Charts and diagrams as code

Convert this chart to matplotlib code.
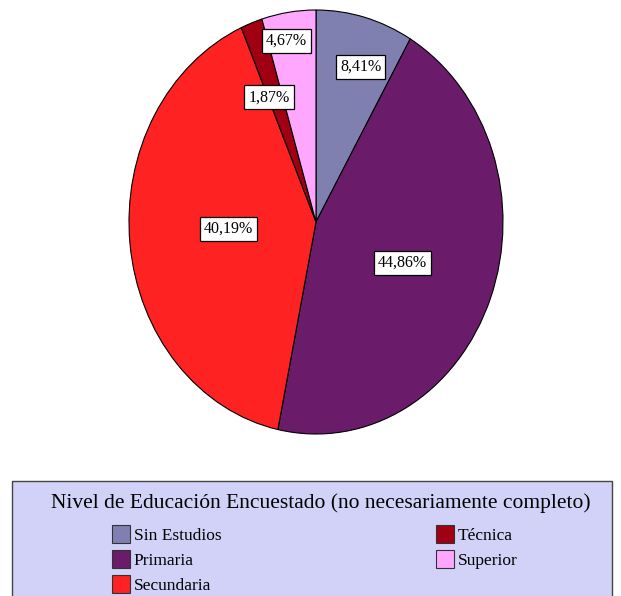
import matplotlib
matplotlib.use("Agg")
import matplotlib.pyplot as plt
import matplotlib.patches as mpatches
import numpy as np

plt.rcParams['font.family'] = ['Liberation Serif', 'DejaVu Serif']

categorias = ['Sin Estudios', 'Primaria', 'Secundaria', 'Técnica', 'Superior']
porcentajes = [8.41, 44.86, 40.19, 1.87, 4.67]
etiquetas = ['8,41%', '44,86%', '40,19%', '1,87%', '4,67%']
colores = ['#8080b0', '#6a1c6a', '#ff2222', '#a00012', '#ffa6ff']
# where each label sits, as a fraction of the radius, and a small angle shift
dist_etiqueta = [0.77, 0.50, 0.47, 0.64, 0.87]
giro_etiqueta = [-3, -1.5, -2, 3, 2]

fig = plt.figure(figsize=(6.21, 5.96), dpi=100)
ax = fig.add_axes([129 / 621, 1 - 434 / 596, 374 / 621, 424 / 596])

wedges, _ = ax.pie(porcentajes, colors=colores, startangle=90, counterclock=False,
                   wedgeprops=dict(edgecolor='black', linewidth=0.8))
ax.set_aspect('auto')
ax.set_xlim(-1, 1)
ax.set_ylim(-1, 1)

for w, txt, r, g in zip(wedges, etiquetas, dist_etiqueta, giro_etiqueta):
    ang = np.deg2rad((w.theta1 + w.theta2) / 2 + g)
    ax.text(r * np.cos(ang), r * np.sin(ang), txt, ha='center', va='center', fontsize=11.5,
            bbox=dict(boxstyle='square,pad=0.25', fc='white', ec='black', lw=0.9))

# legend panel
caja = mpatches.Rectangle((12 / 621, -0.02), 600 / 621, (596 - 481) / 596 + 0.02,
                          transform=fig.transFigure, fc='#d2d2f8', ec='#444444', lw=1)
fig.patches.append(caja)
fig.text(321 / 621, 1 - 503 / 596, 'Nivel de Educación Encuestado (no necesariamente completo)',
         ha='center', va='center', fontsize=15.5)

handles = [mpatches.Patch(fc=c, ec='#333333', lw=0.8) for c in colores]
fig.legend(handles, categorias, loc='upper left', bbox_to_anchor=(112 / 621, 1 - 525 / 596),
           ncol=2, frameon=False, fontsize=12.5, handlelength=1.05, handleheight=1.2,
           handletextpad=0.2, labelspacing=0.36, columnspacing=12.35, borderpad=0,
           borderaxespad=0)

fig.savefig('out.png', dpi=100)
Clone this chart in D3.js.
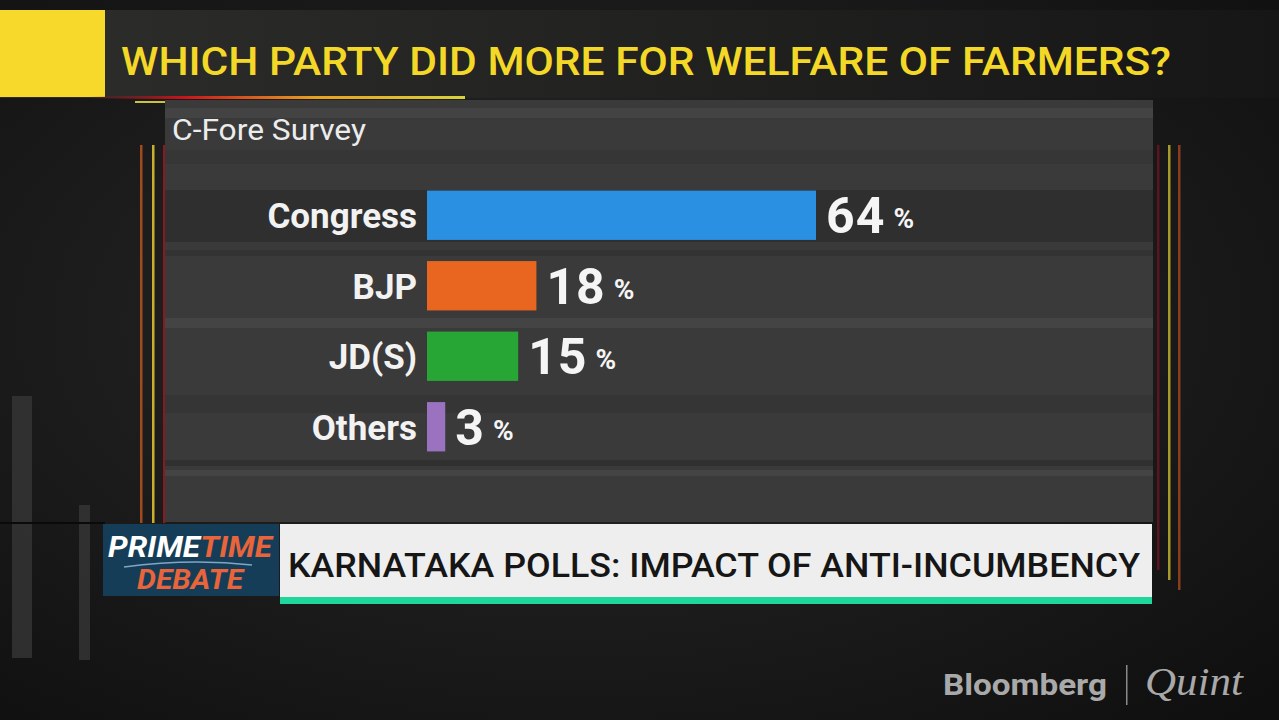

(Work required):
Write out again exactly the lines from the start of the data above through the line containing "ax = fig.add_axes([129", inclusive, excluding any pictures.

(The output):
Convert this chart to matplotlib code.
import matplotlib
matplotlib.use("Agg")
import matplotlib.pyplot as plt
import matplotlib.patches as mpatches
import numpy as np

plt.rcParams['font.family'] = ['Liberation Serif', 'DejaVu Serif']

categorias = ['Sin Estudios', 'Primaria', 'Secundaria', 'Técnica', 'Superior']
porcentajes = [8.41, 44.86, 40.19, 1.87, 4.67]
etiquetas = ['8,41%', '44,86%', '40,19%', '1,87%', '4,67%']
colores = ['#8080b0', '#6a1c6a', '#ff2222', '#a00012', '#ffa6ff']
# where each label sits, as a fraction of the radius, and a small angle shift
dist_etiqueta = [0.77, 0.50, 0.47, 0.64, 0.87]
giro_etiqueta = [-3, -1.5, -2, 3, 2]

fig = plt.figure(figsize=(6.21, 5.96), dpi=100)
ax = fig.add_axes([129 / 621, 1 - 434 / 596, 374 / 621, 424 / 596])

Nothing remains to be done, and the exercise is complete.